Jeff Stahler resigned from the Columbus Dispatch Friday, Editor Ben Marrison tells me via email. “That is all we will have to say on this unfortunate matter,” he wrote.Â
The Dispatch suspended Jeff Stahler while it investigated why three of his cartoons, including one published Monday, looked so much like ones in The New Yorker magazine. Earlier this year, humorist Andy Borowitz asked why a Stahler cartoon was so similar to a fake headline he had written a few days before. (In that case, Marrison said, “It appears to be a coincidence.”) Stahler told The Daily Cartoonist that the similarity with his cartoon Monday also was a coincidence.
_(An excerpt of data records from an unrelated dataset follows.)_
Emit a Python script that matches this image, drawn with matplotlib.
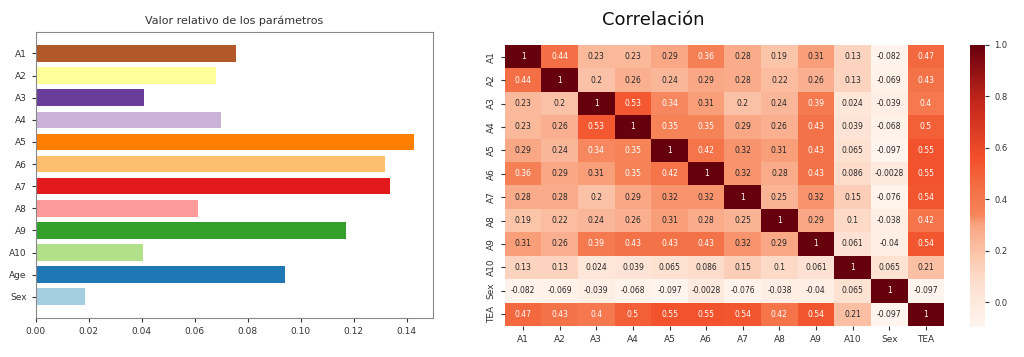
import matplotlib
matplotlib.use("Agg")
import matplotlib.pyplot as plt
import numpy as np
import seaborn as sns
from matplotlib.colors import LinearSegmentedColormap

# ---- data: feature importance ----
features = ["A1", "A2", "A3", "A4", "A5", "A6", "A7", "A8", "A9", "A10", "Age", "Sex"]
importance = [0.0757, 0.068, 0.041, 0.070, 0.1427, 0.132, 0.1336, 0.0613, 0.117, 0.0405, 0.094, 0.0185]
bar_colors = ["#b15928", "#ffff99", "#6a3d9a", "#cab2d6", "#ff7f00", "#fdbf6f",
              "#e31a1c", "#fb9a99", "#33a02c", "#b2df8a", "#1f78b4", "#a6cee3"]

# ---- data: correlation matrix ----
corr_labels = ["A1", "A2", "A3", "A4", "A5", "A6", "A7", "A8", "A9", "A10", "Sex", "TEA"]
corr = [
    [1, 0.44, 0.23, 0.23, 0.29, 0.36, 0.28, 0.19, 0.31, 0.13, -0.082, 0.47],
    [0.44, 1, 0.2, 0.26, 0.24, 0.29, 0.28, 0.22, 0.26, 0.13, -0.069, 0.43],
    [0.23, 0.2, 1, 0.53, 0.34, 0.31, 0.2, 0.24, 0.39, 0.024, -0.039, 0.4],
    [0.23, 0.26, 0.53, 1, 0.35, 0.35, 0.29, 0.26, 0.43, 0.039, -0.068, 0.5],
    [0.29, 0.24, 0.34, 0.35, 1, 0.42, 0.32, 0.31, 0.43, 0.065, -0.097, 0.55],
    [0.36, 0.29, 0.31, 0.35, 0.42, 1, 0.32, 0.28, 0.43, 0.086, -0.0028, 0.55],
    [0.28, 0.28, 0.2, 0.29, 0.32, 0.32, 1, 0.25, 0.32, 0.15, -0.076, 0.54],
    [0.19, 0.22, 0.24, 0.26, 0.31, 0.28, 0.25, 1, 0.29, 0.1, -0.038, 0.42],
    [0.31, 0.26, 0.39, 0.43, 0.43, 0.43, 0.32, 0.29, 1, 0.061, -0.04, 0.54],
    [0.13, 0.13, 0.024, 0.039, 0.065, 0.086, 0.15, 0.1, 0.061, 1, 0.065, 0.21],
    [-0.082, -0.069, -0.039, -0.068, -0.097, -0.0028, -0.076, -0.038, -0.04, 0.065, 1, -0.097],
    [0.47, 0.43, 0.4, 0.5, 0.55, 0.55, 0.54, 0.42, 0.54, 0.21, -0.097, 1],
]

fig = plt.figure(figsize=(10.24, 3.57), dpi=100)

# ---- left: bar chart ----
ax1 = fig.add_axes([0.035, 0.109, 0.388, 0.801])
y = np.arange(len(features))
ax1.barh(y, importance, height=0.75, color=bar_colors)
ax1.set_yticks(y)
ax1.set_yticklabels(features)
ax1.invert_yaxis()
ax1.set_xlim(0, 0.15)
ax1.set_xticks(np.arange(0, 0.141, 0.02))
ax1.set_xticklabels([f"{v:.2f}" for v in np.arange(0, 0.141, 0.02)])
ax1.tick_params(labelsize=6.5, colors="#333333", length=3)
for s in ax1.spines.values():
    s.set_color("#888888")
ax1.set_title("Valor relativo de los parámetros", fontsize=8, color="#333333", pad=6)

# ---- right: heatmap ----
cmap = LinearSegmentedColormap.from_list(
    "corr", [(0.0, "#fff5ee"), (0.15, "#fde0d0"), (0.25, "#fcc8ae"), (0.36, "#f9a582"),
             (0.40, "#f6845a"), (0.5, "#f46d43"), (0.6, "#f2502a"), (0.8, "#c3261b"),
             (1.0, "#67000d")])
ax2 = fig.add_axes([0.493, 0.087, 0.429, 0.787])
cax = fig.add_axes([0.947, 0.084, 0.015, 0.79])
sns.heatmap(np.array(corr), ax=ax2, cbar_ax=cax, cmap=cmap, annot=True,
            annot_kws={"fontsize": 5.5}, xticklabels=corr_labels, yticklabels=corr_labels)
ax2.tick_params(labelsize=6.5, colors="#333333", length=3)
ax2.set_yticklabels(corr_labels, rotation=90, va="center")
ax2.set_xticklabels(corr_labels, rotation=0)
cax.tick_params(labelsize=6, colors="#333333", length=3)
cax.set_yticks([0.0, 0.2, 0.4, 0.6, 0.8, 1.0])
cax.set_yticklabels(["0.0", "0.2", "0.4", "0.6", "0.8", "1.0"])
fig.text(0.638, 0.945, "Correlación", fontsize=13, ha="center", va="center", color="#111111")

fig.savefig("out.png", dpi=100)
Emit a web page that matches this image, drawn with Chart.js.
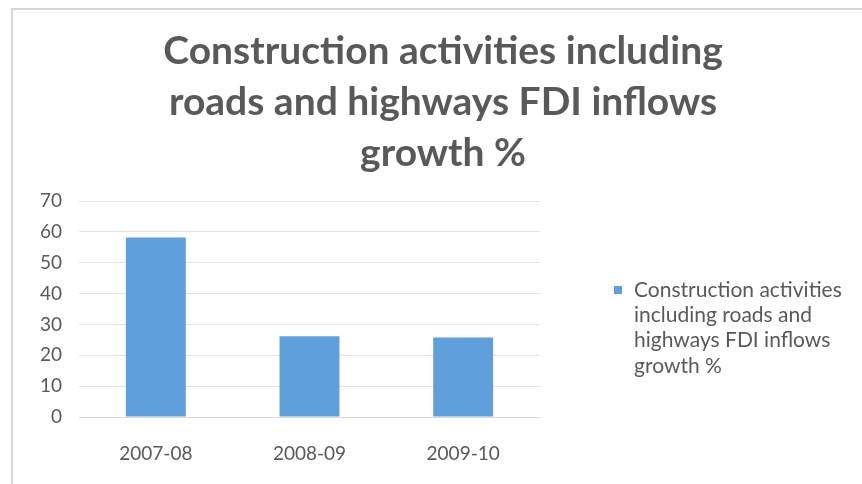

Syndicated cartoonist Chip Bok told Poynter.org that he thought a heavy workload could be to blame, saying, “Jeff doesn’t seem like the kind of guy to me who would deliberately plagiarize a cartoon.” New Yorker Cartoon Editor Robert Mankoff told The Washington Post’s Michael Cavna, “My guess is Stahler came up with the idea completely independently. … I see things like this every week with different cartoonists submitting almost identical cartoons.”
Earlier this year, Tulsa cartoonist David Simpson resigned after being accused of plagiarism. (That, too, was revealed by The Daily Cartoonist’s Alan Gardner; he says the same person raised questions about Stahler’s work and Simpson’s.)
The two cases spurred the Association of American Editorial Cartoonists to consider drafting ethical guidelines. And the lack of public outcry made Cavna wonder, “Is an editorial cartoonist foremost a journalist — or a comedian?”